Nikita Gale: EASY LISTENING is on view September 20 – December 6, 2019.
Bios
Nikita Gale received a BA from Yale University (2006) and an MFA from the University of California, Los Angeles (2016). Gale has had solo exhibitions at Commonwealth and Council, Los Angeles (2018); Atlanta Contemporary Art Center (2018); 56 Henry, New York (2018); Artist Curated Projects, Los Angeles (2017); PARMER, Brooklyn (2014); and The Front, New Orleans (2013) amongst others. Gale has participated in group exhibitions at the Bemis Center for Contemporary Arts, Omaha (2019); The New School, New York (2019); CUE Foundation, New York (2019); Cubitt, London (2019); Martos Gallery, New York (2019); Ceysson & Bénétière, Paris (2018); Hammer Museum, Los Angeles (2018); Reyes Projects, Detroit (2018); Rodeo Gallery, London (2017); The Studio Museum in Harlem, New York (2017); Paul W. Zuccaire Gallery, Stony Brook (2017); LUX, London (2017); LAXART, Los Angeles (2016); Ochi Projects, Los Angeles (2016); American Academy in Rome, Rome (2016); Public Fiction, Paris (2015); and the Zuckerman Museum of Art, Kennesaw (2015) amongst others. Gale has held residencies at the Vermont Studio Center and the Center for Photography at Woodstock, NY.
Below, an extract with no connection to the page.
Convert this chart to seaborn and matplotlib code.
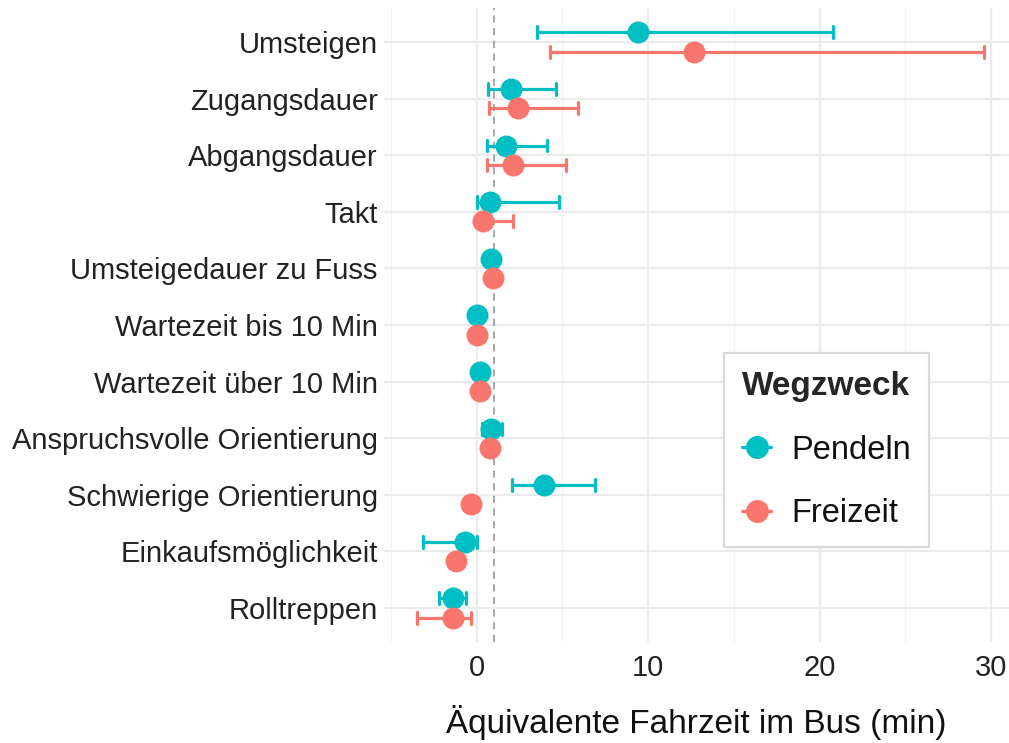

Vanessa Gelvin is a sound artist and sculptor working in stone, glass, and porcelain. She performs edited sound collages as a solo artist, provides musique concrète recorded sounds for avant-garde chamber ensemble Katie and Rachel, and is a founding member of arts collective Phonography Austin.
Marina Peterson is associate professor of anthropology at the University of Texas at Austin. Her work traces modalities of matter, sensory attunements, and emergent socialities, exploring diverse and innovative ways of encountering and presenting the ethnographic. With research primarily in and of Los Angeles, she taken up these concerns through investigation and analysis of entanglements of sound, sensation, and urban infrastructures below and above ground. Her current book project is titled Atmospheric Noise: Aerial Attunements in Los Angeles. Tracing indeterminate categories and emergent entanglements of environmental noise, atmosphere, sense, and matter that cohere around airport noise in the 1960s, it addresses key ways in which noise amplifies ways of sensing and making sense of the atmospheric.